* BEGIN *

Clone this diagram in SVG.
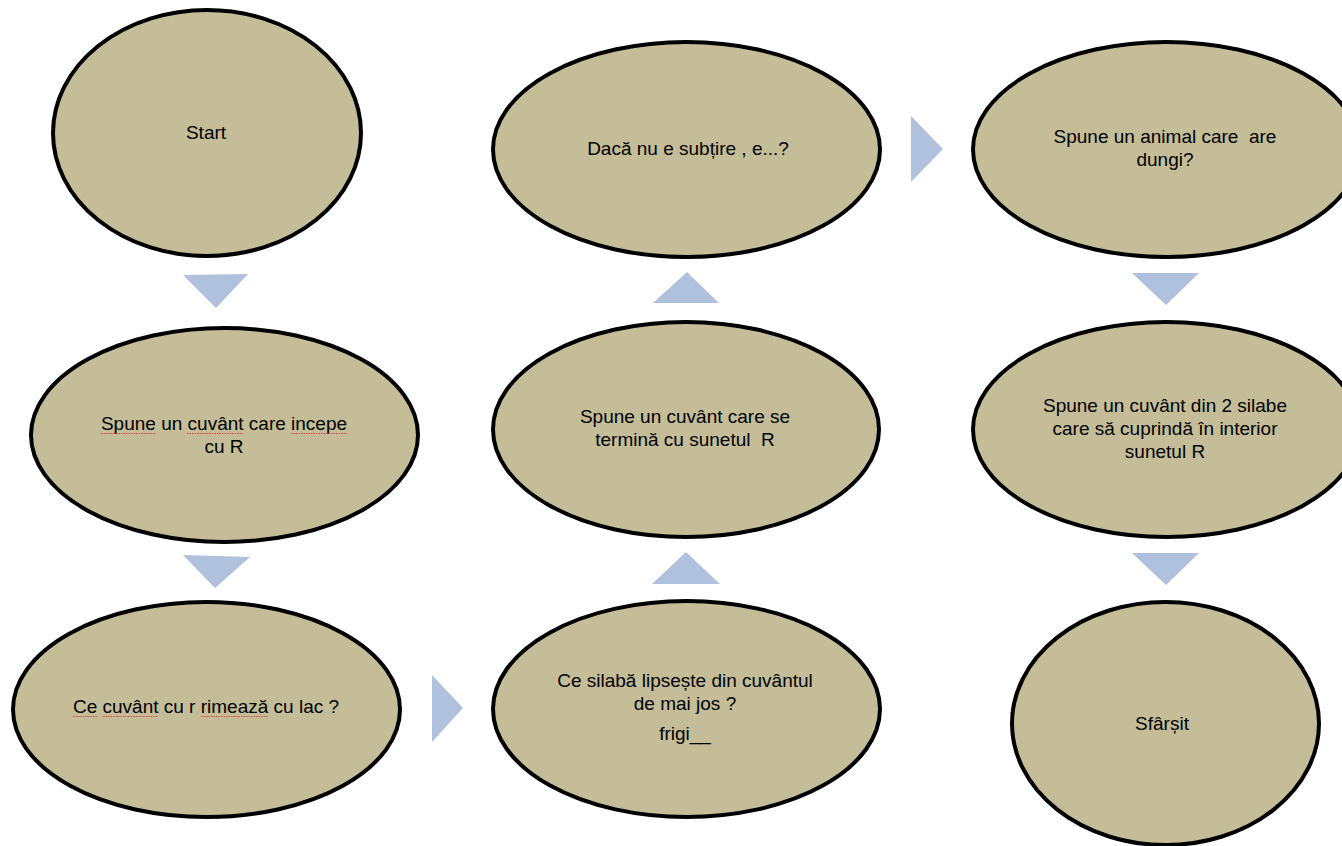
<svg xmlns="http://www.w3.org/2000/svg" width="1342" height="846" viewBox="0 0 1342 846">
<style>
.node ellipse{fill:#c4bd97;stroke:#000;stroke-width:4}
.node text{font-family:"Liberation Sans",Arial,sans-serif;font-size:19px;fill:#000;text-anchor:middle}
.arrow{fill:#b0c1dd;stroke:none}
.sp{stroke:#e04848;stroke-width:1.2;stroke-dasharray:1.5 1;fill:none}
</style>
<rect width="1342" height="846" fill="#fff"/>
<g id="connectors">
<polygon class="arrow" points="183,275 248,274 216,308"/>
<polygon class="arrow" points="183,555 250,557 215,588"/>
<polygon class="arrow" points="432,675 432,742 463,708"/>
<polygon class="arrow" points="653,303 719,303 687,272"/>
<polygon class="arrow" points="652,584 720,584 686,552"/>
<polygon class="arrow" points="911,116 911,182 943,149"/>
<polygon class="arrow" points="1132,273 1199,273 1166,305"/>
<polygon class="arrow" points="1132,553 1199,553 1166,585"/>
</g>
<g id="n1" class="node">
<ellipse cx="207" cy="133" rx="154" ry="123"/>
<text x="206" y="139">Start</text>
</g>
<g id="n2" class="node">
<ellipse cx="224.5" cy="435" rx="193.5" ry="107"/>
<text x="224" y="430">Spune un cuvânt care incepe</text>
<text x="224" y="453">cu R</text>
<path class="sp" d="M101,433.5H155M187,433.5H243M291,433.5H347"/>
</g>
<g id="n3" class="node">
<ellipse cx="206.5" cy="709.5" rx="193.5" ry="107.5"/>
<text x="206" y="713">Ce cuvânt cu r rimează cu lac ?</text>
<path class="sp" d="M73,716.5H97M103,716.5H158M201,716.5H268"/>
</g>
<g id="n4" class="node">
<ellipse cx="686.5" cy="149.5" rx="193.5" ry="107.5"/>
<text x="688" y="155">Dacă nu e subțire , e...?</text>
</g>
<g id="n5" class="node">
<ellipse cx="686" cy="429.5" rx="193" ry="107.5"/>
<text x="685" y="423">Spune un cuvânt care se</text>
<text x="685" y="446" xml:space="preserve">termină cu sunetul  R</text>
</g>
<g id="n6" class="node">
<ellipse cx="686.5" cy="709" rx="193.5" ry="108"/>
<text x="685" y="687">Ce silabă lipsește din cuvântul</text>
<text x="685" y="710">de mai jos ?</text>
<text x="685" y="740">frigi__</text>
</g>
<g id="n7" class="node">
<ellipse cx="1166.5" cy="149.5" rx="193.5" ry="107.5"/>
<text x="1165" y="143" xml:space="preserve">Spune un animal care  are</text>
<text x="1165" y="166">dungi?</text>
</g>
<g id="n8" class="node">
<ellipse cx="1166.5" cy="429.5" rx="193.5" ry="107.5"/>
<text x="1165" y="412">Spune un cuvânt din 2 silabe</text>
<text x="1165" y="435">care să cuprindă în interior</text>
<text x="1165" y="458">sunetul R</text>
</g>
<g id="n9" class="node">
<ellipse cx="1165.5" cy="723.5" rx="153.5" ry="121.5"/>
<text x="1162" y="730">Sfârșit</text>
</g>
</svg>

* END *

What to work on:
Print the listing above in full, exactly as written. Omit any pictures.

Answer to this problem:
Clone this diagram in SVG.
<svg xmlns="http://www.w3.org/2000/svg" width="1342" height="846" viewBox="0 0 1342 846">
<style>
.node ellipse{fill:#c4bd97;stroke:#000;stroke-width:4}
.node text{font-family:"Liberation Sans",Arial,sans-serif;font-size:19px;fill:#000;text-anchor:middle}
.arrow{fill:#b0c1dd;stroke:none}
.sp{stroke:#e04848;stroke-width:1.2;stroke-dasharray:1.5 1;fill:none}
</style>
<rect width="1342" height="846" fill="#fff"/>
<g id="connectors">
<polygon class="arrow" points="183,275 248,274 216,308"/>
<polygon class="arrow" points="183,555 250,557 215,588"/>
<polygon class="arrow" points="432,675 432,742 463,708"/>
<polygon class="arrow" points="653,303 719,303 687,272"/>
<polygon class="arrow" points="652,584 720,584 686,552"/>
<polygon class="arrow" points="911,116 911,182 943,149"/>
<polygon class="arrow" points="1132,273 1199,273 1166,305"/>
<polygon class="arrow" points="1132,553 1199,553 1166,585"/>
</g>
<g id="n1" class="node">
<ellipse cx="207" cy="133" rx="154" ry="123"/>
<text x="206" y="139">Start</text>
</g>
<g id="n2" class="node">
<ellipse cx="224.5" cy="435" rx="193.5" ry="107"/>
<text x="224" y="430">Spune un cuvânt care incepe</text>
<text x="224" y="453">cu R</text>
<path class="sp" d="M101,433.5H155M187,433.5H243M291,433.5H347"/>
</g>
<g id="n3" class="node">
<ellipse cx="206.5" cy="709.5" rx="193.5" ry="107.5"/>
<text x="206" y="713">Ce cuvânt cu r rimează cu lac ?</text>
<path class="sp" d="M73,716.5H97M103,716.5H158M201,716.5H268"/>
</g>
<g id="n4" class="node">
<ellipse cx="686.5" cy="149.5" rx="193.5" ry="107.5"/>
<text x="688" y="155">Dacă nu e subțire , e...?</text>
</g>
<g id="n5" class="node">
<ellipse cx="686" cy="429.5" rx="193" ry="107.5"/>
<text x="685" y="423">Spune un cuvânt care se</text>
<text x="685" y="446" xml:space="preserve">termină cu sunetul  R</text>
</g>
<g id="n6" class="node">
<ellipse cx="686.5" cy="709" rx="193.5" ry="108"/>
<text x="685" y="687">Ce silabă lipsește din cuvântul</text>
<text x="685" y="710">de mai jos ?</text>
<text x="685" y="740">frigi__</text>
</g>
<g id="n7" class="node">
<ellipse cx="1166.5" cy="149.5" rx="193.5" ry="107.5"/>
<text x="1165" y="143" xml:space="preserve">Spune un animal care  are</text>
<text x="1165" y="166">dungi?</text>
</g>
<g id="n8" class="node">
<ellipse cx="1166.5" cy="429.5" rx="193.5" ry="107.5"/>
<text x="1165" y="412">Spune un cuvânt din 2 silabe</text>
<text x="1165" y="435">care să cuprindă în interior</text>
<text x="1165" y="458">sunetul R</text>
</g>
<g id="n9" class="node">
<ellipse cx="1165.5" cy="723.5" rx="153.5" ry="121.5"/>
<text x="1162" y="730">Sfârșit</text>
</g>
</svg>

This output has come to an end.